After the Norway's Marriage Act made same-sex marriages legal in 2009, twice as many persons have formalised relationships with a partner of their own gender compared to the numbers in 1993 when lesbians and gay men were first allowed to register as partners.
In Norway same-sex couples have been allowed to register as legal partners since 1993, with the same rights and duties as couples in a marriage. A registered partnership is still an option for both homosexual and heterosexual couples, but many gays and lesbians now prefer to tie the knot as married couples.
Women represent the lion’s share of the increase in same-sex marriages, according to a study by Statistics Norway. It followed the marital and partnership status of couples up to 2011.
Back in 1993 gay men dominated with the majority of formalised same-sex partnerships in Norway. Last year, six out of ten same-sex marriages were among women.
The ranks of registered male couples have remained fairly stable, while the number of registered lesbian couples has increased. The same tendency has been seen in Sweden and Denmark.
Nearly 1,900 persons of the same sex in Norway wed from 2009 (when the Marriage Act was amended) until 2015. After the revised Marriage Act came into effect there have been about 270 gay and lesbian marriages per year, as compared to an average of 127 formalised same-sex partnerships entered per year from 1993 to 2009. So this is still a small number – less than one percent of all the marriages and registered partnerships entered in Norway in these years were among couples of the same sex.
“We know that many women enter wedlock because they are having children together,” says Ingvild Endestad.
She leads the organisation Fri – the Norwegian Association for Gender and Sexual Diversity.
Endestad thinks children are one of the reasons why a mounting number of lesbians are marrying.
Of course, female couples now have children much more frequently than they used to. Their right to be considered for assisted conception was granted along with the Marriage Act of 2009. Now, 30 percent have children together, as opposed to 72 percent among heterosexual married couples and 3 percent of gay male married couples.
“Certain parental rights follow automatically with marriage. For instance, it is easier for non-biological parents to be given formal parental rights,” explains Endestad.
A total of 754 partners converted their registered partnership to marriage in the first three years after the Marriage Act revision. This amounts to over a third of registered same-sex partnerships that were still intact. Most of these marriages were in the first year.

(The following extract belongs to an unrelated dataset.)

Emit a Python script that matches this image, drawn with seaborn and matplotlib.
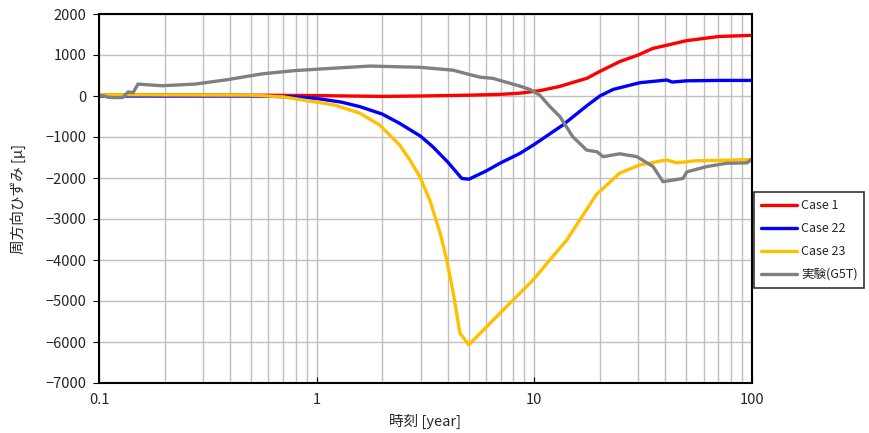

These married couples are on average younger than the gay/lesbian couples who continued as registered partners. An “upgrade” from partnership to marriage is mainly symbolic, as in Norway there is no legal difference, whether couples are gay or straight, between marriage and registered partnership.
Here too, female couples were more prone to opt for marriage. Nearly half of lesbian partnerships were converted to marriages once the opportunity arose.
The biggest statistical difference in Norway between male and female homosexuals regarding conversion of partnerships to marriages appears to be associated with nationality. In nearly half of the partnerships between gay men, at least one of the men has foreign citizenship. The study does not suggest an answer to why such “international” couples are less likely to opt for marriage.
The same-sex newlyweds in Norway are on average older than their more traditional male-female counterparts. Nearly one third were over the age of 40 when they wed. Female couples were generally younger than males, about a third were under the age of 31.
Same-sex couples generally have more education than hetero couples, especially female couples. Both genders of same-sex couples are more likely to live in the Oslo area, even though a growing number of gay male couples now live outside the capital.
Another distinction is the greater age gap among male couples. About 40 percent are comprised of men who are over nine years apart in age, as compared to about 15 percent with this large an age gap among lesbian couples and heterosexual couples.
Same-sex couples are also more likely to split up than heterosexual couples. By 2011, some 22 percent of the married or registered gay and lesbian partners went separate ways.
This applies to the homosexual women in particular, as their risk of divorce is twice that of hetero-married women.
But there are certain characteristics which appear to protect against divorce. Couples of roughly the same age who were a little older when they wed have a greater chance of sticking together. Another cohesive factor is when one or both the partners have completed a higher education.
Yet another stabilizing factor is when both are Norwegian citizens or they have children together. But having children from a previous relationship has the opposite effect – raising the chances of divorce.
The researchers have found no changes in the risk of divorce in recent years. They have researched this earlier and thought that as female couples are having children together more frequently this is contributing to the stability of their relationship. But lesbians continue to split up at a rate that outpaces gay male and heterosexual married couples.
Other research has suggested that a higher rate of divorce among same-sex couples can be linked to a greater lack of social support for such cohabitation and marriage. They might receive less encouragement from those around them which helps to persevere through a rocky relationship.
However, the researchers think that if this were a key factor, the share of gay and lesbian divorces should be on the decline, as Norwegian society has become much more accepting. But these break-ups are not dropping and the reason why lesbians continue to divorce more frequently remains a mystery.